St. John's group startled by how much plastic goes to the dump

·4 min read
The co-operative gathered all the plastic that volunteers collected, and then documented each piece.  (Submitted by Social Justice Co-operative NL - image credit)
The co-operative gathered all the plastic that volunteers collected, and then documented each piece. (Submitted by Social Justice Co-operative NL - image credit)
The co-operative gathered all the plastic that volunteers collected, and then documented each piece.
The co-operative gathered all the plastic that volunteers collected, and then documented each piece. (Submitted by Social Justice Co-operative NL)

Members of a St. John's non-profit that studied how a few dozen households managed their plastics say they were shocked to find that most of it wound up going in the trash.

The Social Justice Co-operative Newfoundland Labrador's Zero Waste Action Team released the finding of its research earlier this week.

"From our preliminary findings, we see that out of the total plastic waste that is generated in a house, 75 per cent of it, as per count, is not worth of the blue bag or it is not getting recycled," project organizer V. Nikhilesh Paliath said in an interview.

"Per count" means that 75 per cent of the individual items wound up going to the landfill. By weight, just over 40 per cent was not able to be recycled.

The project, called a Brand Audit, was part of what is called the #breakfreefromplastic movement, a global movement that aims to create a future free from plastic pollution.

Over a two-week period last fall the co-operative asked for volunteers to take part in the study, with 38 households eventually offering up all the plastic they used over a 14-day period.

Sifting and sorting through the pile of plastics, the organization kept track of what plastic could be recycled and what had to go into the landfill based on the Curb It guidelines in St. John's.

WATCH | Jeremy Eaton looks at the findings of a small-scale project that picked apart household waste in St. John's:

One issue jumped out right away. Food product packaging accounted for a large portion of the plastics that cannot be recycled.

These included things like bread bags and the tags that keep such products fresh, plastic coverings on meat products, and the caps from plastic bottles.

In a detailed document online, the groups shows, in page upon page of their findings, which products can be recycled, and the manufacturers responsible for selling them.

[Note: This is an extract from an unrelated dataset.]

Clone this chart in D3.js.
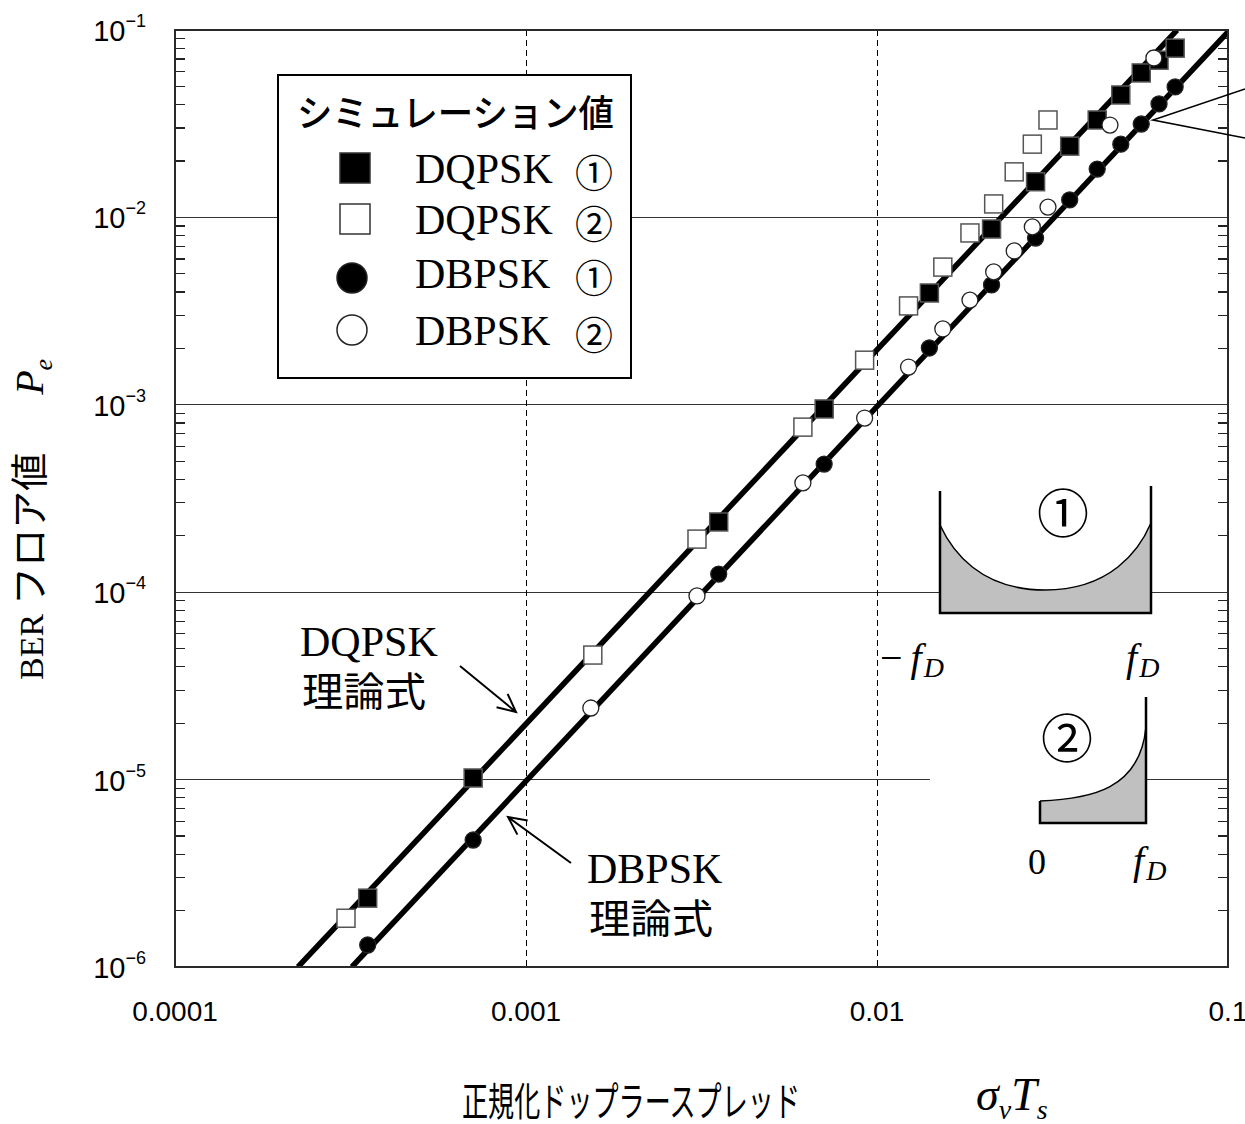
<!DOCTYPE html>
<html>
<head>
<meta charset="utf-8">
<script src="https://cdn.jsdelivr.net/npm/d3@7"></script>
<style>
  body { margin: 0; background: #fff; }
  svg { display: block; }
  .serif { font-family: "Liberation Serif", "Times New Roman", serif; }
  .sans { font-family: "Liberation Sans", Arial, sans-serif; }
  .jp { font-family: "Noto Sans CJK JP", sans-serif; }
</style>
</head>
<body>
<div id="chart"></div>
<script>
// axis ticks
const xTicks = [1e-4, 1e-3, 1e-2, 1e-1]
const xTickLabels = ["0.0001", "0.001", "0.01", "0.1"]
const yTicks = [1e-6, 1e-5, 1e-4, 1e-3, 1e-2, 1e-1]

// simulation, spectrum (1): normalized doppler spread
const sigmaT1 = [0.000354, 0.000707, 0.00354, 0.00707, 0.0141, 0.0212, 0.0283, 0.0354, 0.0424, 0.0495, 0.0566, 0.0636, 0.0707]
const dqpsk1 = [2.33e-6, 1.02e-5, 2.37e-4, 9.5e-4, 3.95e-3, 8.67e-3, 1.55e-2, 2.4e-2, 3.31e-2, 4.5e-2, 5.9e-2, 6.9e-2, 8.0e-2]
const dbpsk1 = [1.31e-6, 4.76e-6, 1.25e-4, 4.83e-4, 2.01e-3, 4.36e-3, 7.76e-3, 1.24e-2, 1.81e-2, 2.46e-2, 3.15e-2, 4.03e-2, 4.97e-2]

// simulation, spectrum (2)
const sigmaTq2 = [0.000307, 0.00155, 0.00307, 0.00615, 0.00922, 0.0123, 0.0154, 0.0184, 0.0215, 0.0246, 0.0277, 0.0307]
const dqpsk2 = [1.82e-6, 4.62e-5, 1.92e-4, 7.6e-4, 1.73e-3, 3.37e-3, 5.43e-3, 8.26e-3, 1.18e-2, 1.75e-2, 2.46e-2, 3.31e-2]
const sigmaTb2 = [0.00153, 0.00307, 0.00615, 0.00922, 0.0123, 0.0154, 0.0184, 0.0215, 0.0246, 0.0277, 0.0307, 0.0461, 0.0615]
const dbpsk2 = [2.41e-5, 9.55e-5, 3.83e-4, 8.5e-4, 1.59e-3, 2.54e-3, 3.62e-3, 5.12e-3, 6.62e-3, 8.9e-3, 1.135e-2, 3.11e-2, 7.09e-2]

// theory lines (straight in log-log)
const theoryDqpskX = [2.24e-4, 0.0716]
const theoryDqpskY = [1e-6, 1e-1]
const theoryDbpskX = [3.19e-4, 0.1]
const theoryDbpskY = [1e-6, 0.0976]

const WIDTH = 1245
const HEIGHT = 1124
const plot = { left: 175, right: 1228, top: 30, bottom: 967 }

const zip = (xs, ys) => xs.map((v, i) => [v, ys[i]])

const svg = d3
  .select("#chart")
  .append("svg")
  .attr("width", WIDTH)
  .attr("height", HEIGHT)
  .attr("viewBox", `0 0 ${WIDTH} ${HEIGHT}`)

const x = d3.scaleLog().domain([1e-4, 1e-1]).range([plot.left, plot.right])
const y = d3.scaleLog().domain([1e-6, 1e-1]).range([plot.bottom, plot.top])

svg
  .append("clipPath")
  .attr("id", "plotClip")
  .append("rect")
  .attr("x", plot.left)
  .attr("y", plot.top)
  .attr("width", plot.right - plot.left)
  .attr("height", plot.bottom - plot.top)

/*
 * ------------------------------------------------
 * Grid
 * ------------------------------------------------
 */
const grid = svg.append("g").attr("shape-rendering", "crispEdges")

grid
  .selectAll("line.h")
  .data(yTicks.slice(1, -1))
  .enter()
  .append("line")
  .attr("x1", plot.left)
  .attr("x2", plot.right)
  .attr("y1", (d) => y(d))
  .attr("y2", (d) => y(d))
  .attr("stroke", "#333")
  .attr("stroke-width", 1.2)

grid
  .selectAll("line.v")
  .data(xTicks.slice(1, -1))
  .enter()
  .append("line")
  .attr("x1", (d) => x(d))
  .attr("x2", (d) => x(d))
  .attr("y1", plot.top)
  .attr("y2", plot.bottom)
  .attr("stroke", "#000")
  .attr("stroke-width", 1)
  .attr("stroke-dasharray", "6,4")

// minor ticks on the left and right edges
const minor = y.ticks().filter((v) => Math.abs(Math.log10(v) - Math.round(Math.log10(v))) > 1e-6)

grid
  .selectAll("line.ml")
  .data(minor)
  .enter()
  .append("line")
  .attr("x1", plot.left)
  .attr("x2", plot.left + 10)
  .attr("y1", (d) => y(d))
  .attr("y2", (d) => y(d))
  .attr("stroke", "#222")
  .attr("stroke-width", 1.2)

grid
  .selectAll("line.mr")
  .data(minor)
  .enter()
  .append("line")
  .attr("x1", plot.right - 10)
  .attr("x2", plot.right)
  .attr("y1", (d) => y(d))
  .attr("y2", (d) => y(d))
  .attr("stroke", "#222")
  .attr("stroke-width", 1.2)

/*
 * ------------------------------------------------
 * Spectrum insets
 * ------------------------------------------------
 */
const insets = svg.append("g")

// white patch behind inset (2), it hides the 1e-5 grid line
insets
  .append("rect")
  .attr("x", 930)
  .attr("y", 690)
  .attr("width", 216)
  .attr("height", 140)
  .attr("fill", "#fff")

// inset (1): U-shaped classic spectrum
const in1 = insets.append("g").attr("transform", "translate(940,613)")
in1
  .append("path")
  .attr("d", "M0,0 L0,-88 C12,-62 40,-23 105,-23 C170,-23 199,-62 211,-90 L211,0 Z")
  .attr("fill", "#c0c0c0")
in1
  .append("path")
  .attr("d", "M0,-88 C12,-62 40,-23 105,-23 C170,-23 199,-62 211,-90")
  .attr("fill", "none")
  .attr("stroke", "#000")
  .attr("stroke-width", 1.5)
in1
  .append("path")
  .attr("d", "M0,-122 L0,0 L211,0 L211,-127")
  .attr("fill", "none")
  .attr("stroke", "#000")
  .attr("stroke-width", 2.5)

// inset (2): one-sided spectrum
const in2 = insets.append("g").attr("transform", "translate(1040,823)")
in2
  .append("path")
  .attr("d", "M0,0 L0,-22 C50,-24 100,-33 106,-96 L106,0 Z")
  .attr("fill", "#c0c0c0")
in2
  .append("path")
  .attr("d", "M0,-22 C50,-24 100,-33 106,-96")
  .attr("fill", "none")
  .attr("stroke", "#000")
  .attr("stroke-width", 1.5)
in2
  .append("path")
  .attr("d", "M0,-22 L0,0 L106,0 L106,-126")
  .attr("fill", "none")
  .attr("stroke", "#000")
  .attr("stroke-width", 2.5)

insets
  .append("text")
  .attr("class", "jp")
  .attr("x", 1063)
  .attr("y", 510)
  .attr("text-anchor", "middle")
  .attr("dominant-baseline", "central")
  .attr("font-size", 52)
  .text("①")
insets
  .append("text")
  .attr("class", "jp")
  .attr("x", 1067)
  .attr("y", 735)
  .attr("text-anchor", "middle")
  .attr("dominant-baseline", "central")
  .attr("font-size", 52)
  .text("②")

const fD = (px, py, minus) => {
  const t = insets.append("text").attr("class", "serif").attr("x", px).attr("y", py).attr("font-size", 40)
  if (minus) t.append("tspan").text("\u2212\u2009")
  t.append("tspan").attr("font-style", "italic").text("f")
  t.append("tspan").attr("font-style", "italic").attr("font-size", 28).attr("dy", 6).attr("dx", 2).text("D")
}
fD(880, 671, true)
fD(1126, 671, false)
fD(1133, 874, false)
insets
  .append("text")
  .attr("class", "serif")
  .attr("x", 1028)
  .attr("y", 874)
  .attr("font-size", 36)
  .text("0")

/*
 * ------------------------------------------------
 * Theory lines
 * ------------------------------------------------
 */
const line = d3
  .line()
  .x((d) => x(d[0]))
  .y((d) => y(d[1]))

const lines = svg.append("g").attr("clip-path", "url(#plotClip)")
lines
  .selectAll("path")
  .data([zip(theoryDqpskX, theoryDqpskY), zip(theoryDbpskX, theoryDbpskY)])
  .enter()
  .append("path")
  .attr("d", line)
  .attr("fill", "none")
  .attr("stroke", "#000")
  .attr("stroke-width", 5.5)

/*
 * ------------------------------------------------
 * Simulation markers
 * ------------------------------------------------
 */
const marks = svg.append("g")
const SQ = 18
const R = 8

const squares = (data, fill) =>
  marks
    .append("g")
    .selectAll("rect")
    .data(data)
    .enter()
    .append("rect")
    .attr("x", (d) => x(d[0]) - SQ / 2)
    .attr("y", (d) => y(d[1]) - SQ / 2)
    .attr("width", SQ)
    .attr("height", SQ)
    .attr("fill", fill)
    .attr("stroke", "#555")
    .attr("stroke-width", 1.5)

const circles = (data, fill) =>
  marks
    .append("g")
    .selectAll("circle")
    .data(data)
    .enter()
    .append("circle")
    .attr("cx", (d) => x(d[0]))
    .attr("cy", (d) => y(d[1]))
    .attr("r", R)
    .attr("fill", fill)
    .attr("stroke", "#222")
    .attr("stroke-width", 1.3)

squares(zip(sigmaTq2, dqpsk2), "#fff")
squares(zip(sigmaT1, dqpsk1), "#000")
circles(zip(sigmaT1, dbpsk1), "#000")
circles(zip(sigmaTb2, dbpsk2), "#fff")

/*
 * ------------------------------------------------
 * Frame
 * ------------------------------------------------
 */
svg
  .append("rect")
  .attr("x", plot.left)
  .attr("y", plot.top)
  .attr("width", plot.right - plot.left)
  .attr("height", plot.bottom - plot.top)
  .attr("fill", "none")
  .attr("stroke", "#2a2a2a")
  .attr("stroke-width", 2)

/*
 * ------------------------------------------------
 * Tick labels
 * ------------------------------------------------
 */
svg
  .append("g")
  .selectAll("text")
  .data(xTicks)
  .enter()
  .append("text")
  .attr("class", "sans")
  .attr("x", (d) => x(d))
  .attr("y", 1021)
  .attr("text-anchor", "middle")
  .attr("font-size", 28)
  .text((d, i) => xTickLabels[i])

const yLabels = svg
  .append("g")
  .selectAll("text")
  .data(yTicks)
  .enter()
  .append("text")
  .attr("class", "sans")
  .attr("x", 146)
  .attr("y", (d) => y(d) + 11)
  .attr("text-anchor", "end")
  .attr("font-size", 29)

yLabels.append("tspan").text("10")
yLabels
  .append("tspan")
  .attr("font-size", 18)
  .attr("dy", -14)
  .text((d) => "\u2212" + Math.abs(Math.round(Math.log10(d))))

/*
 * ------------------------------------------------
 * Axis titles
 * ------------------------------------------------
 */
svg
  .append("text")
  .attr("class", "jp")
  .attr("x", 462)
  .attr("y", 1116)
  .attr("font-size", 40)
  .attr("textLength", 338)
  .attr("lengthAdjust", "spacingAndGlyphs")
  .text("正規化ドップラースプレッド")

const xt = svg.append("text").attr("class", "serif").attr("x", 976).attr("y", 1110).attr("font-size", 46).attr("font-style", "italic")
xt.append("tspan").text("σ")
xt.append("tspan").attr("font-size", 28).attr("dy", 9).text("v")
xt.append("tspan").attr("dy", -9).text("T")
xt.append("tspan").attr("font-size", 28).attr("dy", 9).text("s")

// rotated y title, laid out from the bottom (screen y = 680) upward
const yt = svg
  .append("text")
  .attr("transform", "translate(43,680) rotate(-90)")
  .attr("text-anchor", "start")
yt.append("tspan").attr("class", "serif").attr("font-size", 34).text("BER")
yt.append("tspan").attr("class", "jp").attr("font-size", 38).attr("dx", 9).text("フロア値")
yt.append("tspan").attr("class", "serif").attr("font-style", "italic").attr("font-size", 40).attr("dx", 58).text("P")
yt.append("tspan").attr("class", "serif").attr("font-style", "italic").attr("font-size", 26).attr("dy", 9).text("e")

/*
 * ------------------------------------------------
 * Legend
 * ------------------------------------------------
 */
const legendRows = [
  { shape: "square", fill: "#000", label: "DQPSK", num: "①" },
  { shape: "square", fill: "#fff", label: "DQPSK", num: "②" },
  { shape: "circle", fill: "#000", label: "DBPSK", num: "①" },
  { shape: "circle", fill: "#fff", label: "DBPSK", num: "②" },
]
const legendMarkY = [168, 219, 278, 330]
const legendTextY = [183, 234, 288, 345]

const legend = svg.append("g")
legend
  .append("rect")
  .attr("x", 278)
  .attr("y", 75)
  .attr("width", 353)
  .attr("height", 303)
  .attr("fill", "#fff")
  .attr("stroke", "#000")
  .attr("stroke-width", 2)

legend
  .append("text")
  .attr("class", "jp")
  .attr("x", 297)
  .attr("y", 127)
  .attr("font-size", 37)
  .attr("font-weight", 500)
  .attr("textLength", 317)
  .attr("lengthAdjust", "spacingAndGlyphs")
  .text("シミュレーション値")

legendRows.forEach((row, i) => {
  if (row.shape === "square") {
    legend
      .append("rect")
      .attr("x", 355 - 15)
      .attr("y", legendMarkY[i] - 15)
      .attr("width", 30)
      .attr("height", 30)
      .attr("fill", row.fill)
      .attr("stroke", "#333")
      .attr("stroke-width", 1.5)
  } else {
    legend
      .append("circle")
      .attr("cx", 352)
      .attr("cy", legendMarkY[i])
      .attr("r", 15)
      .attr("fill", row.fill)
      .attr("stroke", "#222")
      .attr("stroke-width", 1.5)
  }
  legend
    .append("text")
    .attr("class", "serif")
    .attr("x", 415)
    .attr("y", legendTextY[i])
    .attr("font-size", 42)
    .text(row.label)
  legend
    .append("text")
    .attr("class", "jp")
    .attr("x", 594)
    .attr("y", legendTextY[i] - 13)
    .attr("text-anchor", "middle")
    .attr("dominant-baseline", "central")
    .attr("font-size", 38)
    .text(row.num)
})

/*
 * ------------------------------------------------
 * Annotations
 * ------------------------------------------------
 */
const notes = svg.append("g")
const noteLabel = (px, py, top) => {
  notes.append("text").attr("class", "serif").attr("x", px).attr("y", py).attr("font-size", 42).text(top)
  notes
    .append("text")
    .attr("class", "jp")
    .attr("x", px + 2)
    .attr("y", py + 50)
    .attr("font-size", 40)
    .attr("textLength", 124)
    .attr("lengthAdjust", "spacingAndGlyphs")
    .text("理論式")
}
noteLabel(300, 656, "DQPSK")
noteLabel(587, 883, "DBPSK")

const arrow = (x1, y1, x2, y2) => {
  const a = Math.atan2(y2 - y1, x2 - x1)
  const L = 20
  const s = 0.45
  notes
    .append("path")
    .attr(
      "d",
      `M${x1},${y1} L${x2},${y2} M${x2 - L * Math.cos(a - s)},${y2 - L * Math.sin(a - s)} L${x2},${y2} L${x2 - L * Math.cos(a + s)},${y2 - L * Math.sin(a + s)}`
    )
    .attr("fill", "none")
    .attr("stroke", "#000")
    .attr("stroke-width", 2)
}
arrow(460, 666, 516, 712)
arrow(571, 863, 508, 817)

notes
  .append("path")
  .attr("d", "M1245,89 L1153,120 L1245,138")
  .attr("fill", "none")
  .attr("stroke", "#000")
  .attr("stroke-width", 1.6)
</script>
</body>
</html>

The research was presented virtually Monday to a group including St. John's Mayor Danny Breen, a member of the House of Assembly and representatives from the Multi-Materials Stewardship Board.

The volunteer-led initiative kept extensive data on what they collected.
The volunteer-led initiative kept extensive data on what they collected. (Social Justice Co-operative NL)

"We started this project to better understand the plastic waste that is sent to landfill … [but] when we saw that MMSB is also thinking about introducing an extended producer responsibility in PPP [packaging and printed paper] products, we thought our data might be useful for them too," said Paliath.

Whose fault is it?

According to the co-operative, the blame for the problem isn't placed on the consumer, but rather the companies putting plastic packaging on store shelves.

"We are made to think that it is our fault for producing this but in reality it is the companies that are producing all these plastic products that are really at fault," said co-op member Sarah Sauvé.

"Our goal is to better understand what are the biggest sources of plastics in St. John's so that we can then try to hold those people accountable."

V. Nikhilesh Paliath and Sarah Sauvé helped lead the volunteer plastic pickup program.
V. Nikhilesh Paliath and Sarah Sauvé helped lead the volunteer plastic pickup program. (Jeremy Eaton/CBC)

The data collected came from a small percentage of the metro St. John's population. Even with fewer than 40 homes and only a two-week period, the volunteers were surprised by just how much waste each house can create.

"It doesn't seem like much, especially when you pick up one household at a time — it's one bag, it's two bags, and then you put it all together and it's so much plastic," said Sauvé.

"Those people are waste-conscious already and it just tries to give you a small glimpse of the size of the problem we are facing."

Organizers said that this is the first phase of its program. The next step is to take a large sample size of homes.

The end goal would be to figure out just how much waste per household is getting recycled or winds up sitting in a landfill.